LS: If you don’t get quantitative, you’re lost. Your illusion of whether you’re eating a lot or a little of something isn’t accurate. So what I do is occasionally sit down, and spend hours and hours of time making comprehensive measurements. Working with guidance from my doctor, I took 12 days randomly, when I knew I would be at home, and created a food intake spreadsheet. I recorded how many grams or how many teaspoons of everything that went into my mouth. Then you go on-line to the USDA. They have a great database, in which you can translate the grams of carrots, or that many teaspoons of olive oil, into the grams of fat, carbohydrates and protein, but also grams of sugar, fiber, sodium, and all the vitamins. Then after 12 days you take an average daily food intake and look at the total calories, the percentage that were from protein, fat, and carbohydrate, whether you are getting enough fiber, etc.

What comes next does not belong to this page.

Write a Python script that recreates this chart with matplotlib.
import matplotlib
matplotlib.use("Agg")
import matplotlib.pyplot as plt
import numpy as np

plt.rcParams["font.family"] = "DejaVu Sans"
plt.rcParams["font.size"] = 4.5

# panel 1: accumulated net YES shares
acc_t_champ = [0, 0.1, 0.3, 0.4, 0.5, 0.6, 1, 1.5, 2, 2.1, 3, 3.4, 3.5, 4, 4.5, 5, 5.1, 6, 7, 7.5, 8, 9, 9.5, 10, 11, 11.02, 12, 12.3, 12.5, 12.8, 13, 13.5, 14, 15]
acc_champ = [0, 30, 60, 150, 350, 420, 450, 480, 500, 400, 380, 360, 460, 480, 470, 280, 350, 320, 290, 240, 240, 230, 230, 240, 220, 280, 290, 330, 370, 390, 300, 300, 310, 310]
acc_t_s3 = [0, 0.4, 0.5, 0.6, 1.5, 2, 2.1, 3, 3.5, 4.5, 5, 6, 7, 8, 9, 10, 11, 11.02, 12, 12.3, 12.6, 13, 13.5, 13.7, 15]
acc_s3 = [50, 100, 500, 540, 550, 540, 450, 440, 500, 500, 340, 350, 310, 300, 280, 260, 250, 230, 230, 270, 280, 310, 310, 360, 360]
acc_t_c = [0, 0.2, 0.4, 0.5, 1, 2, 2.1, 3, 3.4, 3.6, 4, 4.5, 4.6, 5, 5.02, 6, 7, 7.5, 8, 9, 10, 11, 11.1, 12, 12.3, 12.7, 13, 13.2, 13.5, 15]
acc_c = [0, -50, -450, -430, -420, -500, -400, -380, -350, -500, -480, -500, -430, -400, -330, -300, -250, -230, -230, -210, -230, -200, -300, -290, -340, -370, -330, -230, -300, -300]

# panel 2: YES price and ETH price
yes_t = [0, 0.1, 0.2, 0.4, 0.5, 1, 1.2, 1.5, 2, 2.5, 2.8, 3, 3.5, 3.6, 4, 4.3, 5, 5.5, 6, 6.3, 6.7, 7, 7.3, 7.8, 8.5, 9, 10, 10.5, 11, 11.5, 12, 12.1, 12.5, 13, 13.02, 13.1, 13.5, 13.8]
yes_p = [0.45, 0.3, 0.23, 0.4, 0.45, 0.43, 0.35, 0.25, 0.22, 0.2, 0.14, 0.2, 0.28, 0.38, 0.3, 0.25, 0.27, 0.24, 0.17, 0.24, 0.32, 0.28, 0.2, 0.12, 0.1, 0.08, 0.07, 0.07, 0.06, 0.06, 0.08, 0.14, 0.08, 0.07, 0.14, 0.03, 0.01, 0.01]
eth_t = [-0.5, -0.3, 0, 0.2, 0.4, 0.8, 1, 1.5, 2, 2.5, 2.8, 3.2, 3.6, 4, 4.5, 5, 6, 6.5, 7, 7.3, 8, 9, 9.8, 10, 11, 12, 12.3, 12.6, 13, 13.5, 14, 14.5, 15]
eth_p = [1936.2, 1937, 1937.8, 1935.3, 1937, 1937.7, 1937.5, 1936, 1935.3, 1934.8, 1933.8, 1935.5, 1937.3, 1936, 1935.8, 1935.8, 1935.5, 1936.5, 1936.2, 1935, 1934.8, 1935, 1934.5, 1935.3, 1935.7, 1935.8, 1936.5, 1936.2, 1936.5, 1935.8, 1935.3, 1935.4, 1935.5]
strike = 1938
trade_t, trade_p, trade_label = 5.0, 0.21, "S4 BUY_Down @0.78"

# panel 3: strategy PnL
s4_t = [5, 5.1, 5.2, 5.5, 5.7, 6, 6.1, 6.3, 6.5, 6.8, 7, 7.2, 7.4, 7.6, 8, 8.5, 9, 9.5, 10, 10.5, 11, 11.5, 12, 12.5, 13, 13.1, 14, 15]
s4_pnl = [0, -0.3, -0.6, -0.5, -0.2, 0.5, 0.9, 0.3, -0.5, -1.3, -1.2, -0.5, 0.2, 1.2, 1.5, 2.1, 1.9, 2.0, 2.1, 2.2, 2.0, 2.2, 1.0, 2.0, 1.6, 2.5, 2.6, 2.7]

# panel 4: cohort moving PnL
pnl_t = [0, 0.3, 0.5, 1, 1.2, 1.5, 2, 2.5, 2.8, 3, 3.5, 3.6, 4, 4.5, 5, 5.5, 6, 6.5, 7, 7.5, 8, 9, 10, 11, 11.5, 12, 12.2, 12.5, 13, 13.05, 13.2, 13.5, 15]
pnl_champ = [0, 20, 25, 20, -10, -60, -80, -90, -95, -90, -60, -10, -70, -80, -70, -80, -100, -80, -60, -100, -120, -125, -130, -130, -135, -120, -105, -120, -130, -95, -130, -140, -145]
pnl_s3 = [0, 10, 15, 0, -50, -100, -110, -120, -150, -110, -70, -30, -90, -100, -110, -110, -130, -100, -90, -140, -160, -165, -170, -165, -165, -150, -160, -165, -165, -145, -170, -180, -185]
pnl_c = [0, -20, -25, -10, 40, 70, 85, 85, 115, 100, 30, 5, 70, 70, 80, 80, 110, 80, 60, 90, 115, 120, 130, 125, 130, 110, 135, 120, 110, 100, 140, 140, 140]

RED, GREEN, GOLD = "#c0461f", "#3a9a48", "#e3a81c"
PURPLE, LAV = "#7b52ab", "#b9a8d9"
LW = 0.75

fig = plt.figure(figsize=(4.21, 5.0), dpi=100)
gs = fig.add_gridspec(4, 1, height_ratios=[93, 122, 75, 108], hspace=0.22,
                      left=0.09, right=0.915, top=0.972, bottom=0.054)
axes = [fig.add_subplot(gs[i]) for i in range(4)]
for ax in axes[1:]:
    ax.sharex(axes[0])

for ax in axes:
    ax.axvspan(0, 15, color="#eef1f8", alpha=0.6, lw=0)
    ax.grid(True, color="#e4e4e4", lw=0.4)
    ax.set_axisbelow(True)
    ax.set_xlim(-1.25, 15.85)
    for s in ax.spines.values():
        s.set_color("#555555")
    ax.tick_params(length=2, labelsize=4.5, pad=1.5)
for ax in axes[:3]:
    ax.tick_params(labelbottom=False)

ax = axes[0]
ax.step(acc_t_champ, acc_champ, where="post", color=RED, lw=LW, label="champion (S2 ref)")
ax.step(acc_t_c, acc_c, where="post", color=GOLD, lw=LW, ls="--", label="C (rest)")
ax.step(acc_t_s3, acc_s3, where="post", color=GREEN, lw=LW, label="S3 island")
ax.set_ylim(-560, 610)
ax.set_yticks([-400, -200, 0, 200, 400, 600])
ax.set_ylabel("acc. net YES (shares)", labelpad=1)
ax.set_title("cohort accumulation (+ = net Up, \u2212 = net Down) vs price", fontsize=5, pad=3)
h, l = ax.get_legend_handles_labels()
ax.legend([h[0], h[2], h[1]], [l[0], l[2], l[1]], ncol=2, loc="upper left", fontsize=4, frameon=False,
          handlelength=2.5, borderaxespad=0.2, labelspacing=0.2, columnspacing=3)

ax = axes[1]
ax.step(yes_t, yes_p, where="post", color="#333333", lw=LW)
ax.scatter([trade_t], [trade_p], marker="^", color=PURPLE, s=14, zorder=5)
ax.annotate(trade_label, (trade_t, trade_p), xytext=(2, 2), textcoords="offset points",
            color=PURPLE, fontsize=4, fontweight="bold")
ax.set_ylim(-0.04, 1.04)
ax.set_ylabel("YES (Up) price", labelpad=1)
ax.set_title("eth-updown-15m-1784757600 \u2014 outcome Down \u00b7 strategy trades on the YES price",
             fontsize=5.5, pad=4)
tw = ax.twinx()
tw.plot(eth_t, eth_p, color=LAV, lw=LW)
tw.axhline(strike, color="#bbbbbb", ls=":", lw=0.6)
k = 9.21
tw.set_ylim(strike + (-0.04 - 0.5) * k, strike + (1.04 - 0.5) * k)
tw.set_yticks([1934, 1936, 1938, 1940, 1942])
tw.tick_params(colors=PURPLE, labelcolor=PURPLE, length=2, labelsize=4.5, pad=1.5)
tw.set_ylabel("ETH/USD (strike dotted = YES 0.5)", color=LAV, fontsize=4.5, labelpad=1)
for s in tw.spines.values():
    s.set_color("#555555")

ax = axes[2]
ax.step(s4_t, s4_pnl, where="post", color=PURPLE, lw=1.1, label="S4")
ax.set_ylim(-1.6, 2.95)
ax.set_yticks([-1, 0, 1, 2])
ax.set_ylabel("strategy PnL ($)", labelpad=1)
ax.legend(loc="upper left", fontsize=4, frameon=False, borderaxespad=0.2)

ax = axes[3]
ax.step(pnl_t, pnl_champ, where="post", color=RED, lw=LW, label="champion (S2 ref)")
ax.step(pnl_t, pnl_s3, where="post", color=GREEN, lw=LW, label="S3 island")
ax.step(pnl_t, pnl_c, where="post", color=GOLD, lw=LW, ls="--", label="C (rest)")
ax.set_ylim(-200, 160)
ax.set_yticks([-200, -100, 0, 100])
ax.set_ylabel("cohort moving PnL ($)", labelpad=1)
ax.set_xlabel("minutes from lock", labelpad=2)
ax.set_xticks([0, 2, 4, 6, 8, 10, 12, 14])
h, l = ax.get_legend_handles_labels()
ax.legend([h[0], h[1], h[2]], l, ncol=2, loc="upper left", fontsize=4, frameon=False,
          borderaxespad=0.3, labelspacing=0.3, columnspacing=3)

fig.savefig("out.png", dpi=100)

The next stage I will take that database for these 12 days and spend a few hours looking across the vitamin sector intake to get an idea where I’m under and over the recommended allowance. These numbers might indicate that I need supplements, for instance.
But the point is, trust your instruments. You cannot fly blind and have a good outcome.
X: It sounds like a lot of work. And not something the average American will want to do. What needs to happen before people start thinking more quantitatively about their wellness?
LS: If you look at the obesity epidemic in America, it’s clear that a lot of people don’t want to do work when it comes to measuring their nutrition, and look what happens. If you’re not going to take personal responsibility for the state of your body, then you may well end up with a body that is much less healthy than it could be.
There are a few simple rules. Stop eating sugar and drinking soft drinks. Stop eating refined flour. Both of these spike your glucose-insulin system. Because they are “flash energy” sources, your blood detects it has enough glucose and your brain tells your body to store everything else in your stomach in fat cells for the future. Then in a short time the flash source of glucose is gone and your brain tells you that you need more food. It’s a vicious cycle. Those two things are, I would say, about 80 percent of the problem. Second, cut your portions down by a factor of two. If you do those things, you have given yourself a chance to get control back of your body. Then you can begin to read and learn about the types of food you are eating. But those are the most important rules to get you started.
X: Having gone through this experience, has anybody in your family or close circle of friends looked at this and said, “Hey, Larry, what you’re doing seems to be working. I want to do that too.”
LS: Absolutely. That’s probably the thing I find most satisfying. There’s a radiating social network of health. It emanates from everybody I see taking this quantitative approach. A few years ago, I felt really isolated out there. But now I’m actually considered pretty conservative about my approach. My more advanced friends ask how come I’m not using all the new techniques, like wearing monitors 24/7 that record a wide range of your body’s parameters. But the good thing is that there is a national movement of people working on having a healthier lifestyle, eating real food and not so much of it, getting exercise, and managing stress. The key issue is that it’s not about losing weight. That’s just the crudest possible measure. It’s creating a healthy body, and moving from a sickness paradigm to a wellness paradigm. That will transform the whole healthcare industry.